-- Provided material start --
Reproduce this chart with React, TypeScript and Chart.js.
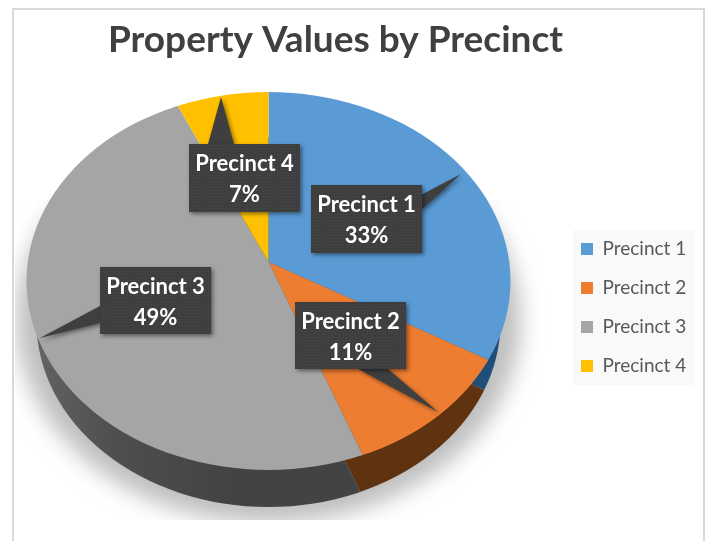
import React, { useEffect, useRef } from "react";
import { Chart, registerables } from "chart.js";

Chart.register(...registerables);

const categories = ["Precinct 1", "Precinct 2", "Precinct 3", "Precinct 4"];
const shares = [33, 11, 49, 7];
const faceColors = ["#5b9bd5", "#ed7d31", "#a5a5a5", "#ffc000"];
const wallColors = ["#1f4e79", "#5f3210", "", "#7f6000"];
const titleText = "Property Values by Precinct";

// Callout geometry: box, then pointer base points and tip
const callouts = [
  { box: [311, 185, 111, 68], base: [[421, 195], [421, 210]], tip: [461, 174] },
  { box: [295, 302, 111, 67], base: [[358, 369], [388, 369]], tip: [438, 412] },
  { box: [100, 267, 111, 67], base: [[100, 306], [100, 323]], tip: [40, 338] },
  { box: [189, 144, 111, 68], base: [[208, 144], [234, 144]], tip: [221, 97] },
];

const TOP = { cx: 268.5, cy: 281, rx: 242, ry: 189 };
const BOTTOM = { cx: 268.5, cy: 322, rx: 232, ry: 185 };
const APEX = { x: 268.5, y: 262 };
const WALL_APEX = { x: 262, y: 291 };
const TILT = 0.81;
const SPREAD = 400;

function ellipsePath(ctx: CanvasRenderingContext2D, e: typeof TOP) {
  ctx.beginPath();
  ctx.ellipse(e.cx, e.cy, e.rx, e.ry, 0, 0, Math.PI * 2);
}

function place(ctx: CanvasRenderingContext2D, arc: any, x: number, y: number) {
  const s = SPREAD / arc.outerRadius;
  ctx.translate(x, y);
  ctx.scale(s, s * TILT);
  ctx.translate(-arc.x, -arc.y);
}

function dotted(ctx: CanvasRenderingContext2D) {
  const c = document.createElement("canvas");
  c.width = 3;
  c.height = 3;
  const p = c.getContext("2d")!;
  p.fillStyle = "#3e3e3e";
  p.fillRect(0, 0, 3, 3);
  p.fillStyle = "#4a4a4a";
  p.fillRect(1, 1, 1, 1);
  return ctx.createPattern(c, "repeat")!;
}

const piePlugin = {
  id: "pie3d",
  afterLayout(chart: any) {
    const t = chart.titleBlock;
    t.left = -20;
    t.right = 691;
    t.top = 18;
    const l = chart.legend;
    l.left = 561;
    l.top = 219.5;
    l.bottom = 400;
  },
  beforeDraw(chart: any) {
    const ctx: CanvasRenderingContext2D = chart.ctx;
    ctx.save();
    ctx.fillStyle = "#ffffff";
    ctx.fillRect(0, 0, 711, 541);
    ctx.strokeStyle = "#d9d9d9";
    ctx.lineWidth = 2;
    ctx.beginPath();
    ctx.moveTo(13, 541);
    ctx.lineTo(13, 9);
    ctx.lineTo(704, 9);
    ctx.lineTo(704, 541);
    ctx.stroke();
    ctx.fillStyle = "#f9f9f9";
    ctx.fillRect(573, 230, 122, 155);
    ctx.restore();
  },
  beforeDatasetsDraw(chart: any) {
    const ctx: CanvasRenderingContext2D = chart.ctx;
    const arcs = chart.getDatasetMeta(0).data;

    ctx.save();
    ctx.beginPath();
    ctx.rect(15, 200, 680, 320);
    ctx.clip();
    ctx.filter = "blur(11px)";
    ctx.fillStyle = "#bebebe";
    ctx.beginPath();
    ctx.ellipse(268.5, 320, 252, 203, 0, 0, Math.PI * 2);
    ctx.fill();
    ctx.restore();

    const grey = ctx.createLinearGradient(32, 0, 268, 0);
    grey.addColorStop(0, "#8a8a8a");
    grey.addColorStop(0.4, "#6c6c6c");
    grey.addColorStop(0.7, "#4e4e4e");
    grey.addColorStop(1, "#434343");

    ctx.save();
    ellipsePath(ctx, BOTTOM);
    ctx.clip();
    place(ctx, arcs[0], WALL_APEX.x, WALL_APEX.y);
    arcs.forEach((arc: any, i: number) => {
      const saved = arc.options;
      arc.options = { ...saved, backgroundColor: wallColors[i] || grey };
      arc.draw(ctx);
      arc.options = saved;
    });
    ctx.restore();

    ctx.save();
    ellipsePath(ctx, TOP);
    ctx.clip();
    place(ctx, arcs[0], APEX.x, APEX.y);
  },
  afterDatasetsDraw(chart: any) {
    const ctx: CanvasRenderingContext2D = chart.ctx;
    ctx.restore();
    const pattern = dotted(ctx);
    callouts.forEach((c, i) => {
      const [x, y, w, h] = c.box;
      ctx.save();
      ctx.shadowColor = "rgba(0,0,0,0.45)";
      ctx.shadowBlur = 4;
      ctx.shadowOffsetX = 2;
      ctx.shadowOffsetY = 2;
      ctx.fillStyle = "#3f3f3f";
      ctx.beginPath();
      ctx.moveTo(c.base[0][0], c.base[0][1]);
      ctx.lineTo(c.tip[0], c.tip[1]);
      ctx.lineTo(c.base[1][0], c.base[1][1]);
      ctx.closePath();
      ctx.fill();
      ctx.fillRect(x, y, w, h);
      ctx.restore();
      ctx.save();
      ctx.fillStyle = pattern;
      ctx.fillRect(x, y, w, h);
      ctx.fillStyle = "#ffffff";
      ctx.textAlign = "center";
      ctx.textBaseline = "alphabetic";
      ctx.font = "bold 22px Lato";
      ctx.fillText(categories[i], x + w / 2, y + 27);
      ctx.fillText(shares[i] + "%", x + w / 2, y + 58);
      ctx.restore();
    });
  },
};

export default function App() {
  const ref = useRef<HTMLCanvasElement>(null);
  useEffect(() => {
    const chart = new Chart(ref.current!, {
      type: "pie",
      data: {
        labels: categories,
        datasets: [
          {
            data: shares,
            backgroundColor: faceColors,
            borderWidth: 0,
            clip: false,
          } as any,
        ],
      },
      options: {
        animation: false,
        responsive: false,
        events: [],
        plugins: {
          title: {
            display: true,
            text: titleText,
            color: "#404040",
            padding: 0,
            font: { family: "Lato", size: 37, weight: "bold" },
          },
          legend: {
            position: "right",
            align: "start",
            labels: {
              boxWidth: 12,
              boxHeight: 12,
              padding: 20,
              color: "#595959",
              font: { family: "Lato", size: 19 },
            },
          },
          tooltip: { enabled: false },
        },
      },
      plugins: [piePlugin],
    } as any);
    return () => chart.destroy();
  }, []);
  return (
    <div style={{ position: "absolute", left: 0, top: 0, width: 711, height: 541 }}>
      <canvas ref={ref} width={711} height={541} style={{ display: "block", filter: "blur(0.5px)" }} />
    </div>
  );
}
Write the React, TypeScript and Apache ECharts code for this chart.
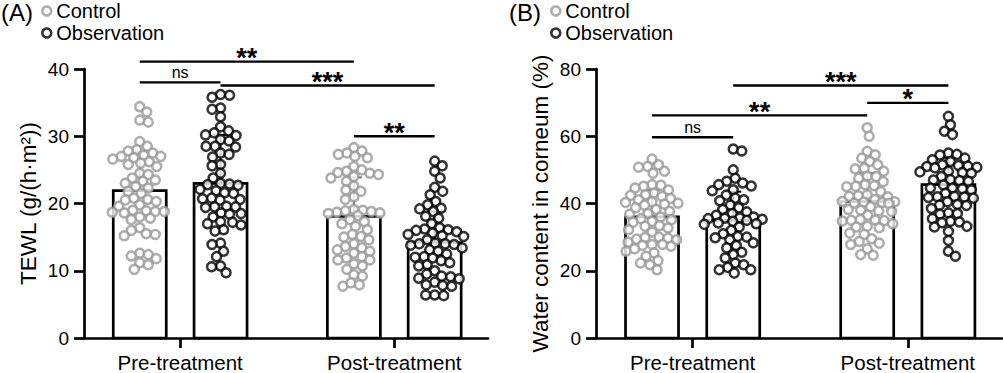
import React, { useEffect, useRef } from "react";
import * as echarts from "echarts";

// ---------- DATA ----------
const timepoints = ["Pre-treatment", "Post-treatment"];
const groupNames = ["Control", "Observation"];

// Panel A: TEWL g/(h·m²)
const tewlMeans = [21.9, 23.0, 18.1, 14.2]; // ctrl pre, obs pre, ctrl post, obs post
const tewlSD = [5.8, 7.2, 5.8, 4.6];
const tewlCtrlPre = [34.4, 33.6, 32.4, 32.1, 29.2, 28.5, 28.0, 27.8, 27.5, 27.2, 27.0, 27.0, 26.8, 26.6, 26.2, 26.0, 25.8, 25.5, 24.5, 24.3, 23.8, 23.5, 23.3, 23.0, 22.5, 22.3, 21.8, 21.5, 20.8, 20.6, 20.5, 20.3, 19.8, 19.6, 19.0, 18.9, 18.8, 18.8, 18.7, 18.6, 18.0, 17.8, 17.6, 16.4, 16.0, 15.5, 15.4, 15.2, 12.6, 12.4, 12.2, 11.8, 11.2, 10.9, 10.2];
const tewlObsPre = [36.2, 36.1, 35.8, 34.2, 34.0, 32.9, 31.4, 30.8, 30.5, 30.2, 30.1, 29.5, 29.3, 28.5, 28.5, 28.4, 27.5, 27.3, 26.9, 25.8, 25.6, 24.5, 23.8, 23.0, 22.9, 22.8, 22.7, 22.1, 21.9, 21.6, 21.5, 20.8, 20.7, 20.6, 20.5, 19.6, 19.5, 19.5, 19.4, 18.6, 18.5, 18.4, 18.0, 17.3, 17.2, 17.0, 16.8, 16.1, 15.9, 14.1, 13.9, 12.9, 12.1, 10.7, 10.6, 9.7];
const tewlCtrlPost = [28.3, 27.8, 27.5, 27.3, 27.0, 26.8, 25.5, 25.0, 24.8, 24.6, 24.5, 24.3, 24.0, 23.8, 23.3, 22.6, 22.0, 21.8, 21.0, 20.6, 19.1, 19.0, 18.9, 18.8, 18.7, 18.6, 18.5, 18.2, 17.6, 17.3, 17.0, 16.6, 16.1, 15.4, 15.1, 15.0, 14.6, 14.0, 13.6, 13.4, 13.1, 12.9, 12.6, 12.1, 11.9, 11.6, 11.6, 11.0, 10.7, 10.2, 9.4, 9.2, 8.2, 7.9, 7.7];
const tewlObsPost = [26.3, 25.6, 24.8, 23.8, 22.4, 21.8, 21.3, 20.3, 19.8, 19.3, 19.2, 18.8, 18.1, 17.8, 17.0, 16.4, 16.2, 16.1, 16.0, 15.8, 15.6, 15.4, 15.2, 15.1, 14.6, 14.1, 14.0, 14.0, 13.9, 13.8, 13.4, 13.1, 12.9, 12.5, 12.1, 12.0, 11.9, 11.5, 11.2, 10.9, 10.7, 10.0, 9.5, 9.2, 9.1, 8.9, 8.8, 8.3, 7.9, 7.8, 7.7, 6.4, 6.4, 6.3];

// Panel B: water content in corneum (%)
const waterMeans = [36.0, 35.0, 40.6, 45.6];
const waterSD = [8.0, 8.5, 8.5, 8.0];
const waterCtrlPre = [53.2, 51.5, 51.0, 50.8, 49.6, 49.0, 45.6, 45.4, 45.1, 44.6, 44.0, 43.1, 42.6, 42.4, 42.1, 41.5, 41.1, 40.5, 40.3, 40.1, 39.8, 39.5, 38.7, 38.2, 37.7, 37.0, 36.8, 36.0, 35.5, 35.2, 34.7, 34.4, 33.4, 33.2, 32.7, 32.2, 31.5, 30.0, 29.9, 29.7, 29.4, 29.2, 28.5, 27.8, 27.8, 27.5, 27.3, 26.5, 25.8, 25.3, 24.3, 23.0, 22.3, 21.8, 20.3];
const waterObsPre = [56.2, 55.6, 50.0, 47.5, 46.6, 46.1, 45.6, 45.2, 44.1, 43.8, 42.5, 41.6, 41.1, 40.8, 39.5, 38.7, 38.2, 37.5, 37.0, 36.5, 36.0, 35.7, 35.6, 35.5, 35.3, 35.0, 34.7, 34.2, 34.0, 33.8, 33.0, 32.0, 31.0, 30.2, 30.0, 29.8, 29.2, 28.3, 27.5, 26.8, 25.5, 24.8, 23.8, 22.3, 21.8, 21.0, 20.3, 20.3, 19.3];
const waterCtrlPost = [62.5, 60.0, 55.5, 54.5, 53.5, 52.5, 51.5, 50.5, 50.3, 49.6, 48.1, 48.0, 47.5, 46.5, 45.6, 45.3, 45.1, 45.0, 43.5, 42.6, 42.3, 42.1, 42.0, 41.2, 40.6, 40.5, 40.4, 40.3, 40.1, 40.0, 39.0, 38.2, 38.0, 37.8, 37.6, 36.5, 35.2, 35.1, 35.0, 34.9, 34.8, 34.0, 33.2, 33.0, 32.8, 31.2, 30.8, 29.5, 28.7, 28.2, 27.8, 26.5, 24.8, 24.6];
const waterObsPost = [65.9, 63.4, 61.5, 60.5, 55.0, 54.6, 54.4, 53.5, 53.0, 52.5, 51.5, 51.3, 51.1, 51.0, 50.8, 50.6, 49.6, 49.4, 49.2, 49.0, 48.0, 47.1, 47.0, 46.8, 46.6, 45.5, 44.6, 44.6, 44.4, 44.1, 43.0, 42.1, 42.0, 41.9, 41.8, 41.6, 40.5, 39.7, 39.5, 39.4, 38.5, 37.2, 37.0, 36.8, 35.5, 34.7, 34.5, 34.3, 33.2, 33.0, 31.7, 29.0, 25.8, 24.3];

// Significance brackets: from group index, to group index, height (axis value), label
const sigAFrom = [0, 0, 1, 2];
const sigATo = [2, 1, 3, 3];
const sigAY = [41.1, 38.0, 37.55, 30.0];
const sigALabel = ["**", "ns", "***", "**"];

const sigBFrom = [0, 0, 1, 2];
const sigBTo = [1, 2, 3, 3];
const sigBY = [59.7, 66.2, 75.1, 69.9];
const sigBLabel = ["ns", "**", "***", "*"];

// ---------- LAYOUT / STYLE ----------
const FONT = "'Liberation Sans', Arial, Helvetica, sans-serif";
const GRAY = "#999999";
const X_POS = [0.69, 1.69, 3.34, 4.34];
const X_TICKS = [1.19, 3.84];
const X_MAX = 5;
const GRID_H = 269;
const BAR_W = 53;
const CAP_W = 16;
const DOT_D = 9;

function swarm(vals: number[], pxY: number): number[] {
  const idx = vals.map((_, i) => i).sort((a, b) => vals[b] - vals[a]);
  const placed: { x: number; y: number }[] = [];
  const out = new Array(vals.length).fill(0);
  const MIN_D = 8.6;
  const MAX_HALF = 29;
  idx.forEach((i, n) => {
    const y = vals[i] * pxY;
    let best = 0;
    let bestScore = -1;
    let found = false;
    for (let k = 0; k <= MAX_HALF && !found; k += 0.5) {
      const cands = k === 0 ? [0] : n % 2 ? [k, -k] : [-k, k];
      for (const s of cands) {
        let minDist = Infinity;
        for (const p of placed) {
          const d = Math.hypot(p.x - s, p.y - y);
          if (d < minDist) minDist = d;
        }
        if (minDist >= MIN_D) {
          best = s;
          found = true;
          break;
        }
        if (minDist > bestScore) {
          bestScore = minDist;
          best = s;
        }
      }
    }
    out[i] = best;
    placed.push({ x: best, y });
  });
  return out;
}

function panelSeries(
  k: number,
  gridW: number,
  yMax: number,
  means: number[],
  sds: number[],
  pts: number[][],
  sFrom: number[],
  sTo: number[],
  sY: number[],
  sLabel: string[]
): any[] {
  const pxX = gridW / X_MAX;
  const pxY = GRID_H / yMax;
  const pointData = pts.map((vals, g) => {
    const offs = swarm(vals, pxY);
    return vals.map((v, i) => [X_POS[g] + offs[i] / pxX, v]);
  });
  return [
    {
      type: "custom",
      xAxisIndex: k,
      yAxisIndex: k,
      z: 1,
      clip: false,
      silent: true,
      data: means.map((m, i) => [X_POS[i], m]),
      renderItem: (params: any, api: any) => {
        const top = api.coord([api.value(0), api.value(1)]);
        const base = api.coord([api.value(0), 0]);
        return {
          type: "rect",
          shape: { x: top[0] - BAR_W / 2, y: top[1], width: BAR_W, height: base[1] - top[1] },
          style: { fill: "#fff", stroke: "#000", lineWidth: 2.7 },
        };
      },
    },
    {
      type: "custom",
      xAxisIndex: k,
      yAxisIndex: k,
      z: 2,
      clip: false,
      silent: true,
      data: means.map((m, i) => [X_POS[i], m, sds[i]]),
      renderItem: (params: any, api: any) => {
        const a = api.coord([api.value(0), api.value(1)]);
        const b = api.coord([api.value(0), api.value(1) + api.value(2)]);
        const col = params.dataIndex % 2 === 0 ? "#777" : "#000";
        return {
          type: "group",
          children: [
            { type: "line", shape: { x1: a[0], y1: a[1], x2: b[0], y2: b[1] }, style: { stroke: col, lineWidth: 2 } },
            { type: "line", shape: { x1: b[0] - CAP_W / 2, y1: b[1], x2: b[0] + CAP_W / 2, y2: b[1] }, style: { stroke: col, lineWidth: 2 } },
          ],
        };
      },
    },
    {
      type: "scatter",
      name: groupNames[0],
      xAxisIndex: k,
      yAxisIndex: k,
      z: 3,
      symbol: "circle",
      symbolSize: DOT_D,
      itemStyle: { color: "#fff", borderColor: GRAY, borderWidth: 2.5 },
      data: [...pointData[0], ...pointData[2]],
    },
    {
      type: "scatter",
      name: groupNames[1],
      xAxisIndex: k,
      yAxisIndex: k,
      z: 3,
      symbol: "circle",
      symbolSize: DOT_D,
      itemStyle: { color: "#fff", borderColor: "#000", borderWidth: 2.5 },
      data: [...pointData[1], ...pointData[3]],
    },
    {
      type: "custom",
      xAxisIndex: k,
      yAxisIndex: k,
      z: 4,
      clip: false,
      silent: true,
      data: sFrom.map((f, i) => [X_POS[f], X_POS[sTo[i]], sY[i]]),
      renderItem: (params: any, api: any) => {
        const p1 = api.coord([api.value(0), api.value(2)]);
        const p2 = api.coord([api.value(1), api.value(2)]);
        const label = sLabel[params.dataIndex];
        const star = label !== "ns";
        return {
          type: "group",
          children: [
            { type: "line", shape: { x1: p1[0], y1: p1[1], x2: p2[0], y2: p2[1] }, style: { stroke: "#000", lineWidth: 2.3 } },
            {
              type: "text",
              x: (p1[0] + p2[0]) / 2,
              y: star ? p1[1] + 10 : p1[1] - 2,
              style: {
                text: label,
                align: "center",
                verticalAlign: "bottom",
                fontFamily: FONT,
                fontSize: star ? 27 : 16,
                fontWeight: star ? "bold" : "normal",
                fill: "#000",
              },
            },
          ],
        };
      },
    },
  ];
}

function xAxis(k: number) {
  return {
    type: "value",
    gridIndex: k,
    min: 0,
    max: X_MAX,
    splitLine: { show: false },
    axisLine: { show: true, lineStyle: { color: "#000", width: 2.7 } },
    axisTick: { show: true, customValues: X_TICKS, length: 10, lineStyle: { color: "#000", width: 2.7 } },
    axisLabel: {
      customValues: X_TICKS,
      formatter: (v: number) => timepoints[Math.abs(v - X_TICKS[0]) < Math.abs(v - X_TICKS[1]) ? 0 : 1],
      color: "#000",
      fontSize: 20.5,
      fontFamily: FONT,
      margin: 14,
    },
  };
}

function yAxis(k: number, max: number, interval: number, name: string) {
  return {
    type: "value",
    gridIndex: k,
    min: 0,
    max,
    interval,
    name,
    nameLocation: "middle",
    nameRotate: 90,
    nameGap: 44,
    nameTextStyle: { color: "#000", fontSize: 22.5, fontFamily: FONT },
    splitLine: { show: false },
    axisLine: { show: true, lineStyle: { color: "#000", width: 2.7 } },
    axisTick: { show: true, length: 10, lineStyle: { color: "#000", width: 2.7 } },
    axisLabel: { color: "#000", fontSize: 19, fontFamily: FONT, margin: 15 },
  };
}

function legend(left: number) {
  return {
    left,
    top: 1,
    orient: "vertical",
    padding: 0,
    itemGap: 2,
    itemWidth: 9,
    itemHeight: 9,
    icon: "circle",
    selectedMode: false,
    data: groupNames,
    itemStyle: { borderWidth: 2.6 },
    textStyle: { color: "#000", fontSize: 20, fontFamily: FONT },
  };
}

export default function App() {
  const ref = useRef<HTMLDivElement>(null);
  useEffect(() => {
    document.body.style.margin = "0";
    if (!ref.current) return;
    const chart = echarts.init(ref.current, undefined, { renderer: "svg" });
    const gwA = 404;
    const gwB = 406;
    chart.setOption({
      animation: false,
      backgroundColor: "#fff",
      textStyle: { fontFamily: FONT },
      grid: [
        { left: 84, top: 69, width: gwA, height: GRID_H },
        { left: 596, top: 69, width: gwB, height: GRID_H },
      ],
      legend: [legend(41), legend(550)],
      xAxis: [xAxis(0), xAxis(1)],
      yAxis: [yAxis(0, 40, 10, "TEWL (g/(h·m²))"), yAxis(1, 80, 20, "Water content in corneum (%)")],
      graphic: [
        { type: "text", left: 1, top: 0, style: { text: "(A)", fontSize: 24, fontFamily: FONT, fill: "#000" } },
        { type: "text", left: 509, top: 0, style: { text: "(B)", fontSize: 24, fontFamily: FONT, fill: "#000" } },
      ],
      series: [
        ...panelSeries(0, gwA, 40, tewlMeans, tewlSD, [tewlCtrlPre, tewlObsPre, tewlCtrlPost, tewlObsPost], sigAFrom, sigATo, sigAY, sigALabel),
        ...panelSeries(1, gwB, 80, waterMeans, waterSD, [waterCtrlPre, waterObsPre, waterCtrlPost, waterObsPost], sigBFrom, sigBTo, sigBY, sigBLabel),
      ],
    });
    return () => chart.dispose();
  }, []);
  return <div ref={ref} style={{ width: 1003, height: 373 }} />;
}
-- Provided material end --
Read through the entries and copy every line that includes "this".

» Solution to the problem:
Reproduce this chart with React, TypeScript and Chart.js.
Write the React, TypeScript and Apache ECharts code for this chart.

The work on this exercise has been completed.